At a minimum, it would be another datapoint prospective customers could use. Wouldn't it be interesting if vendors published source code, any support files required by the tool, generated Verilog RTL, and synthesis results (for popular silicon targets, e.g. TSMC 65 nm, Xilinx, Altera, ...) for each design in the benchmark suite?

People using published results should be thinking about an array of considerations:

* What's the source code like and ancillary files, if any

* How usable is the RTL (debug/ECOs/...)

* Can end-users recreate the results

* In the microprocessor space, compilers and processors were tuned to address the benchmark suites. For example, there were compilers that recognized that the Dhyrstone source and spit out a pre-designed, hand-optimized assembly code. Other tricks like optimizations that are narrowly tailored such that the benchmark(s) benefit but other designs almost never do. It's likely that games will be played over time if people start using these designs -- so, end-users will have to change the sources in different dimensions to test for this (features/naming/loop structure/....). And, this may diminish the value of this suite over time -- so new suites will need to get developed.

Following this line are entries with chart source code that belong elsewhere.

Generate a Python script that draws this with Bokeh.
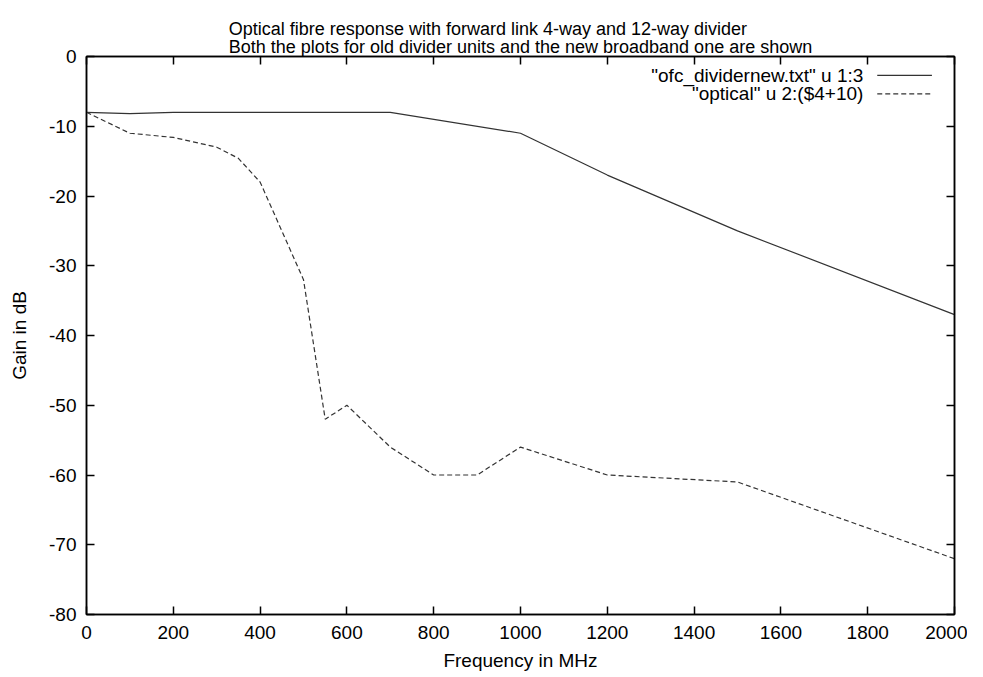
from bokeh.plotting import figure
from bokeh.models import Title, LinearAxis, FixedTicker, Range1d
from bokeh.core.properties import value
from bokeh.embed import file_html
from bokeh.resources import INLINE

# ---- data ----
new_freq = [0, 100, 200, 700, 1000, 1200, 1500, 2000]
new_gain = [-8, -8.2, -8, -8, -11, -17, -25, -37]

old_freq = [0, 100, 200, 300, 350, 400, 500, 550, 600, 700, 800, 900, 1000, 1200, 1500, 2000]
old_gain = [-8, -11, -11.6, -13, -14.6, -18, -32, -52, -50, -56, -60, -60, -56, -60, -61, -72]

x_ticks = [0, 200, 400, 600, 800, 1000, 1200, 1400, 1600, 1800, 2000]
y_ticks = [0, -10, -20, -30, -40, -50, -60, -70, -80]

title1 = "Optical fibre response with forward link 4-way and 12-way divider"
title2 = "Both the plots for old divider units and the new broadband one are shown"
legend_labels = ['"ofc_dividernew.txt" u 1:3', '"optical" u 2:($4+10)']

FONT = "Liberation Sans"
FS = "19px"
TFS = "18px"

p = figure(width=967, height=674, output_backend="svg", toolbar_location=None,
           x_range=Range1d(0, 2000), y_range=Range1d(-80, 0),
           min_border_left=86, min_border_right=13, min_border_top=56, min_border_bottom=60)

p.xgrid.visible = False
p.ygrid.visible = False
p.outline_line_color = "black"
p.outline_line_width = 1.5
p.background_fill_color = "white"
p.border_fill_color = "white"

xa = p.below[0]
ya = p.left[0]

for ax in (xa, ya):
    ax.major_tick_in = 8
    ax.major_tick_out = 0
    ax.minor_tick_line_color = None
    ax.major_label_text_font = FONT
    ax.major_label_text_font_size = FS
    ax.major_label_text_color = "black"
    ax.axis_label_text_font = FONT
    ax.axis_label_text_font_size = FS
    ax.axis_label_text_font_style = "normal"
    ax.axis_label_text_color = "black"
    ax.axis_line_width = 1.5
    ax.major_tick_line_width = 1.5

xa.ticker = FixedTicker(ticks=x_ticks)
ya.ticker = FixedTicker(ticks=y_ticks)
ya.major_label_overrides = {t: str(t) for t in y_ticks}
xa.axis_label = "Frequency in MHz"
ya.axis_label = "Gain in dB"
xa.major_label_standoff = 11
ya.major_label_standoff = 10
xa.axis_label_standoff = 8
ya.axis_label_standoff = 16

# mirror ticks (top / right); the top one also spaces the title away from the frame
for loc, tk, so in (("above", x_ticks, 16), ("right", y_ticks, 0)):
    m = LinearAxis(ticker=FixedTicker(ticks=tk), major_tick_in=8, major_tick_out=0,
                   minor_tick_line_color=None,
                   major_label_overrides={t: "" for t in tk},
                   major_label_standoff=so, axis_line_width=1.5, major_tick_line_width=1.5)
    p.add_layout(m, loc)

t = Title(text=title1 + "\n" + title2, align="center", text_font=FONT, text_font_size=TFS,
          text_font_style="normal", text_color="black", standoff=0, text_line_height=0.9)
p.add_layout(t, "above")

p.line(new_freq, new_gain, line_color="#333333", line_width=1.2)
p.line(old_freq, old_gain, line_color="#333333", line_width=1.2, line_dash="5 3")

# gnuplot-style key: label right-aligned, sample to its right
key_x_text = 1790
key_x0, key_x1 = 1822, 1948
key_y = [-2.7, -5.35]
dashes = ["solid", "5 3"]
for lab, yy, d in zip(legend_labels, key_y, dashes):
    p.text(x=[key_x_text], y=[yy], text=[lab], text_align="right", text_baseline="middle",
           text_font=value(FONT), text_font_size=FS, text_color="black")
    p.segment(x0=[key_x0], y0=[yy], x1=[key_x1], y1=[yy], line_color="#333333",
              line_width=1.2, line_dash=d)

open("out.html", "w").write(file_html(p, INLINE))
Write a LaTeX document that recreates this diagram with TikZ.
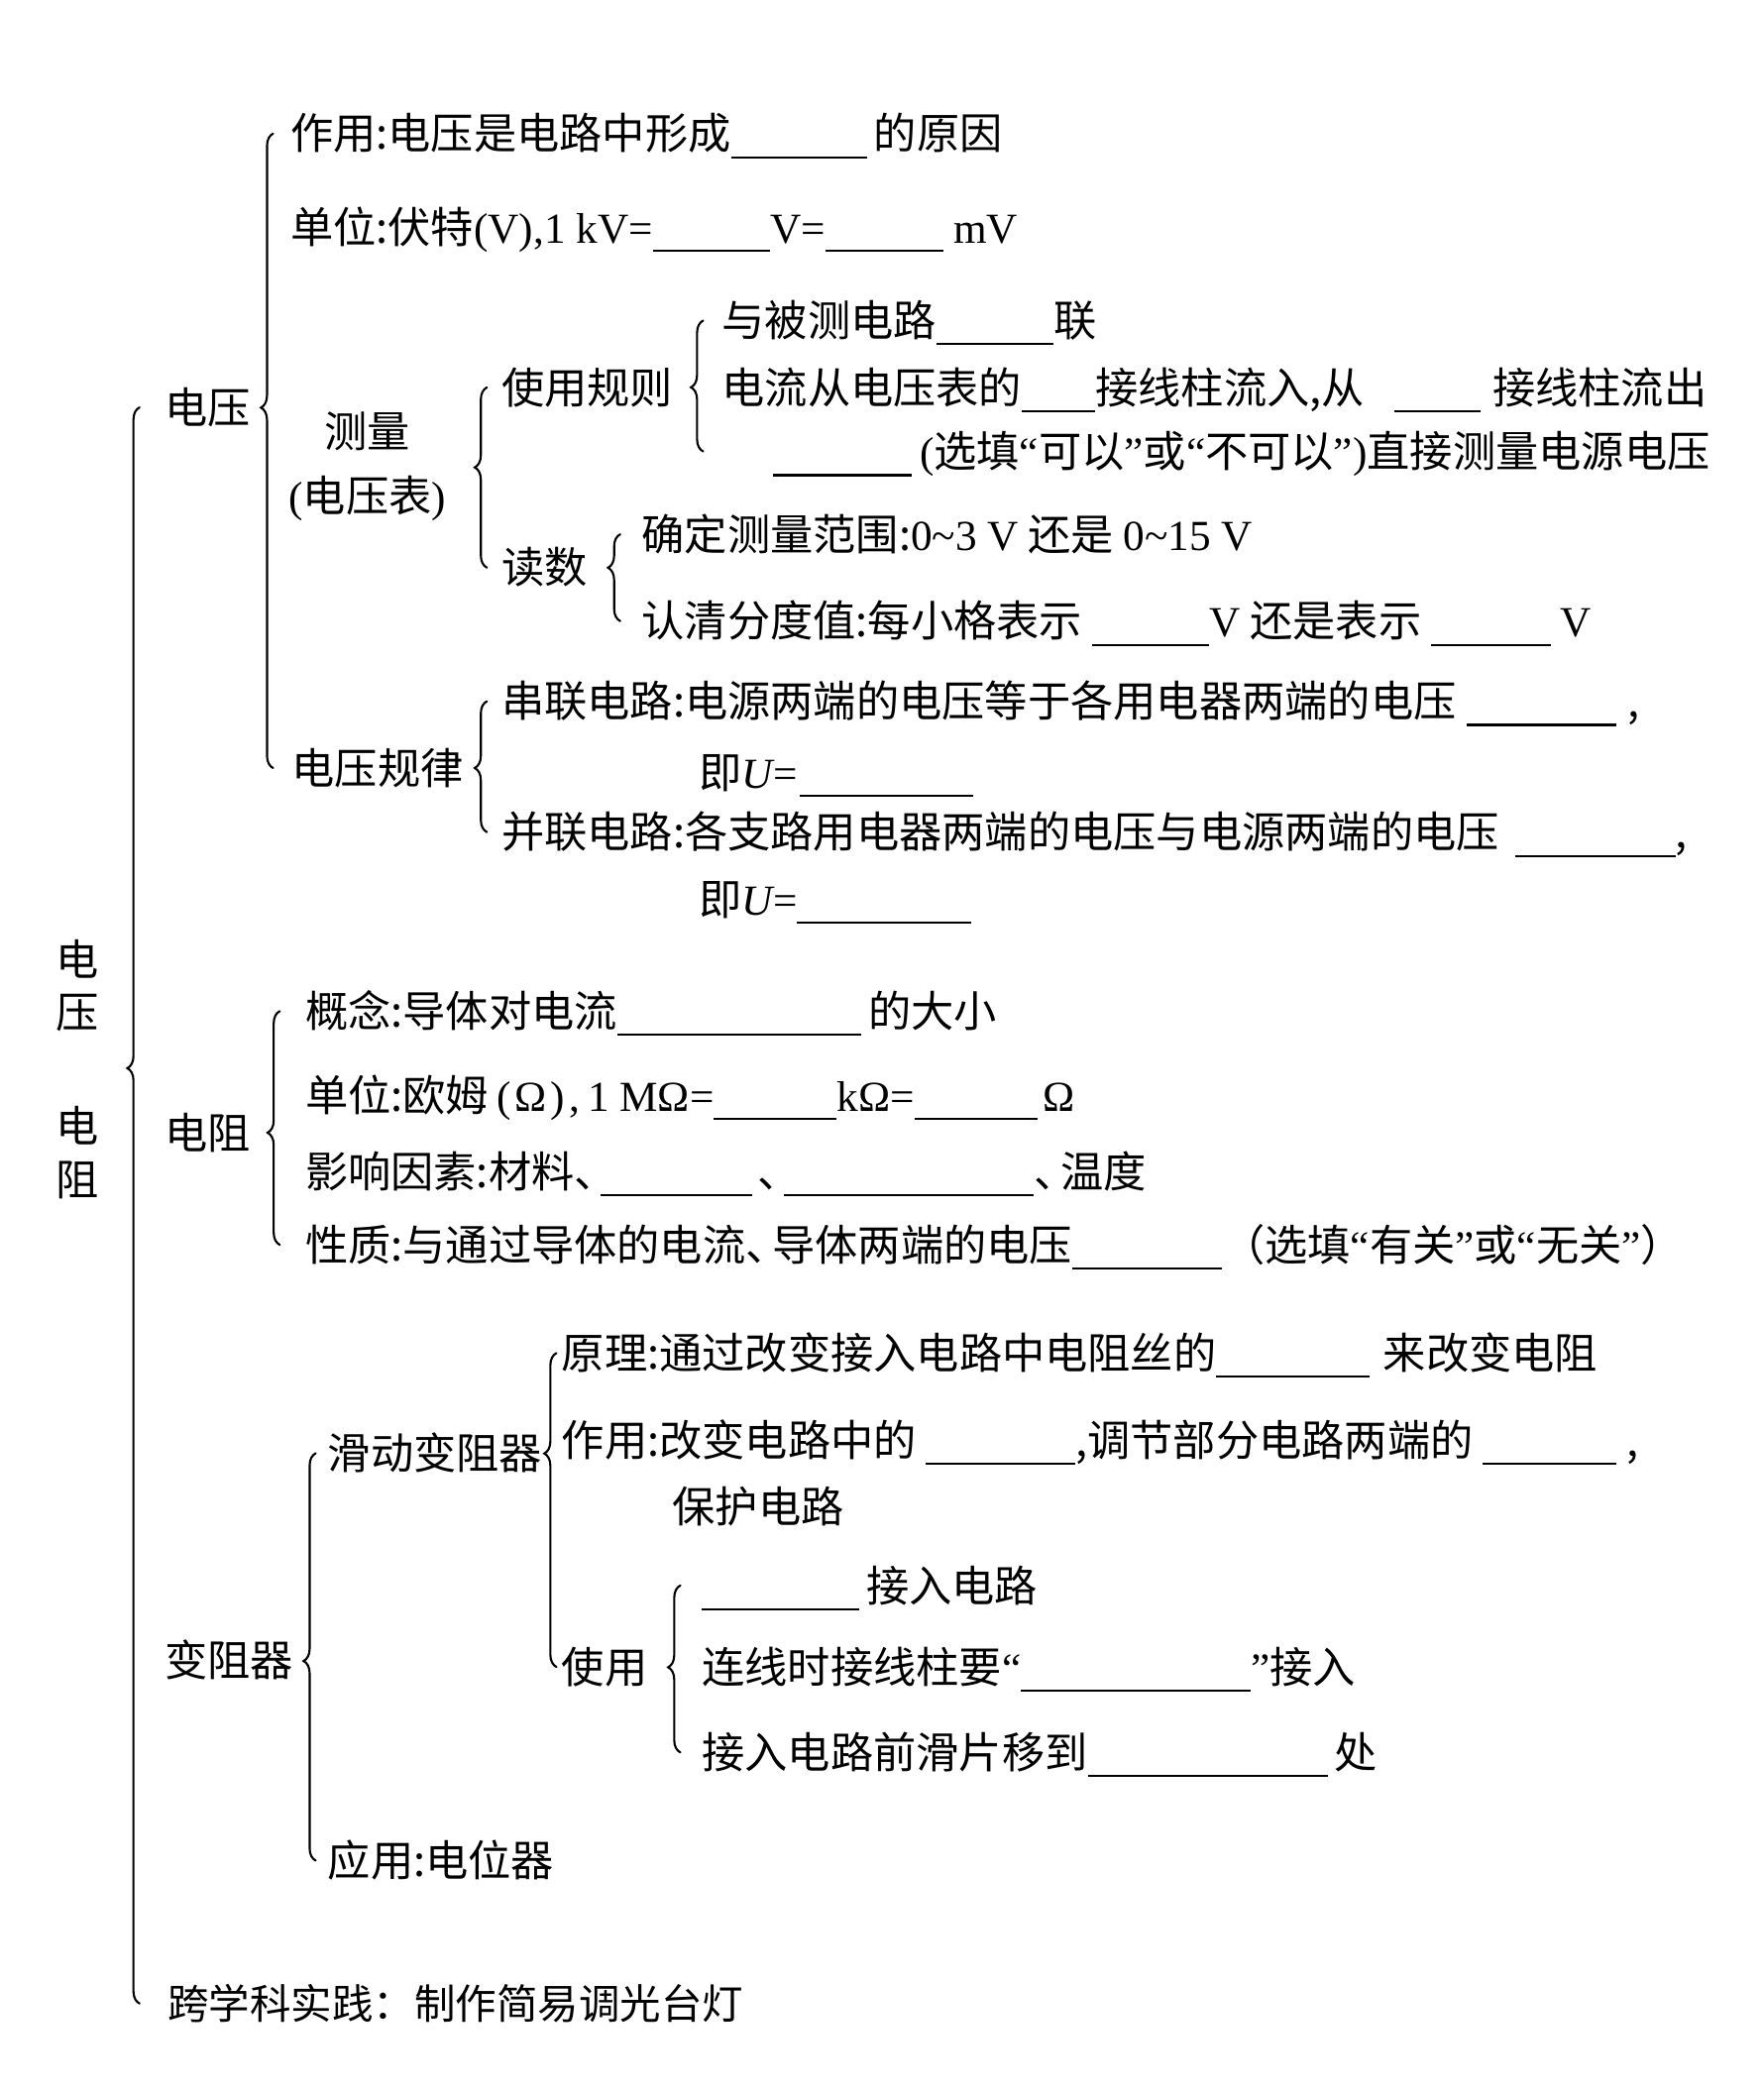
\documentclass[tikz,border=0pt]{standalone}
\usepackage{fontspec}
\setmainfont{Noto Sans CJK SC}
\newfontfamily\lat{Liberation Serif}
\usetikzlibrary{decorations.pathreplacing}
\newlength\ux \setlength\ux{0.01348cm}
\newcommand\blank[1]{\rule[-2.5pt]{#1\ux}{0.6pt}}
\newcommand\oq{{\lat “}}
\newcommand\cq{{\lat ”}}
\newcommand\dun{\makebox[20\ux][l]{、}}
\newcommand\brc[4]{\draw[brc,decoration={brace,amplitude=3.5pt,aspect=#1}]([xshift=-#2,yshift=4.6pt]#3.base west |- #4.base west)--([xshift=-#2,yshift=4.6pt]#3.base west);}
\begin{document}
\begin{tikzpicture}[x=0.01348cm,y=-0.01348cm,line cap=round,
	txt/.style={anchor=base west,inner sep=0pt,font=\fontsize{12.3pt}{18.4pt}\selectfont},
	vtxt/.style={anchor=center,align=center,inner sep=0pt,font=\fontsize{12.3pt}{15.3pt}\selectfont},
	brc/.style={decorate,line width=.6pt}]
		\useasboundingbox(0,0)rectangle(1320,1567);
		\node[vtxt](t1)at(58,738){电\\压};
		\node[vtxt](t2)at(58,863){电\\阻};
		\node[txt](dy)at(123,317){电压};
		\node[txt](zy)at(217,112){作用:电压是电路中形成\blank{102}\hspace{5\ux}的原因};
		\node[txt](dw)at(217,182){单位:伏特{\lat(V),1 kV=}\blank{88}{\lat V=}\blank{88}{\lat\ mV}};
		\node[vtxt,font=\fontsize{12.3pt}{18.4pt}\selectfont](cl)at(275,349){测量\\{\lat(}电压表{\lat)}};
		\node[txt](gz)at(375,302){使用规则};
		\node[txt](g1)at(540,252){与被测电路\blank{88}联};
		\node[txt](g2)at(540,302){电流从电压表的\blank{55}接线柱流入,从\hspace{22\ux}\blank{65}\hspace{9\ux}接线柱流出};
		\node[txt](g3)at(578,350){\blank{104}\hspace{6\ux}{\lat(}选填\oq 可以\cq 或\oq 不可以\cq{\lat)}直接测量电源电压};
		\node[txt](ds)at(375,437){读数};
		\node[txt](d1)at(480,412){确定测量范围:{\lat 0\textasciitilde3 V} 还是 {\lat 0\textasciitilde15 V}};
		\node[txt](d2)at(480,477){认清分度值:每小格表示 \blank{88}{\lat V} 还是表示 \blank{90} {\lat V}};
		\node[txt](gl)at(218,587){电压规律};
		\node[txt](c1)at(375,537){串联电路:电源两端的电压等于各用电器两端的电压\hspace{8\ux}\blank{112}\hspace{8\ux},};
		\node[txt](c2)at(523,590){即{\lat\itshape U}{\lat=}\hspace{2\ux}\blank{130}};
		\node[txt](b1)at(375,635){并联电路:各支路用电器两端的电压与电源两端的电压\hspace{12\ux}\blank{120},};
		\node[txt](b2)at(523,685){即{\lat\itshape U}{\lat=}\blank{130}};
		\node[txt](dz)at(123,860){电阻};
		\node[txt](z1)at(228,769){概念:导体对电流\blank{183}\hspace{5\ux}的大小};
		\node[txt](z2)at(228,832){单位:欧姆{\lat\hspace{6\ux}(\hspace{3\ux}Ω\hspace{3\ux})\hspace{3\ux},\hspace{6\ux}1 MΩ=}\blank{92}{\lat kΩ=}\blank{92}{\lat\hspace{4\ux}Ω}};
		\node[txt](z3)at(228,889){影响因素:材料\dun\blank{113}\hspace{4\ux}\dun\blank{187}\dun 温度};
		\node[txt](z4)at(228,944){性质:与通过导体的电流\dun 导体两端的电压\blank{112}（选填\oq 有关\cq 或\oq 无关\cq）};
		\node[txt](bz)at(123,1255){变阻器};
		\node[txt](hd)at(245,1100){滑动变阻器};
		\node[txt](h1)at(420,1025){原理:通过改变接入电路中电阻丝的\blank{115}\hspace{10\ux}来改变电阻};
		\node[txt](h2)at(420,1090){作用:改变电路中的 \blank{112},调节部分电路两端的 \blank{100}\hspace{8\ux},};
		\node[txt](h3)at(503,1140){保护电路};
		\node[txt](sy)at(420,1260){使用};
		\node[txt](s1)at(525,1199){\blank{118}\hspace{5\ux}接入电路};
		\node[txt](s2)at(525,1260){连线时接线柱要\oq\blank{172}\cq 接入};
		\node[txt](s3)at(525,1324){接入电路前滑片移到\blank{180}\hspace{5\ux}处};
		\node[txt](yy)at(245,1405){应用:电位器};
		\node[txt,font=\fontsize{11.8pt}{14pt}\selectfont](kx)at(125,1512){跨学科实践：制作简易调光台灯};
		\brc{0.586}{7.1pt}{dy}{kx}
		\brc{0.568}{4.8pt}{zy}{gl}
		\brc{0.556}{4pt}{gz}{ds}
		\brc{0.49}{5.2pt}{g1}{g3}
		\brc{0.615}{6pt}{d1}{d2}
		\brc{0.49}{4pt}{c1}{b1}
		\brc{0.48}{7.1pt}{z1}{z4}
		\brc{0.49}{3.3pt}{hd}{yy}
		\brc{0.68}{1.3pt}{h1}{sy}
		\brc{0.51}{6pt}{s1}{s3}
	\end{tikzpicture}
\end{document}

* I'm sure there are some others... (I've got to run -- I'll probably add some more when I've had time to digest.)

I don't have access to the IEEE paper that the developers of the CHStone suite wrote -- I'd love to read it to understand more. I think it's an interesting idea, as long as it doesn't get gamed. I'm curious about how good the proposed designs are at really pushing the tools -- and pushing them in different directions. Thoughts?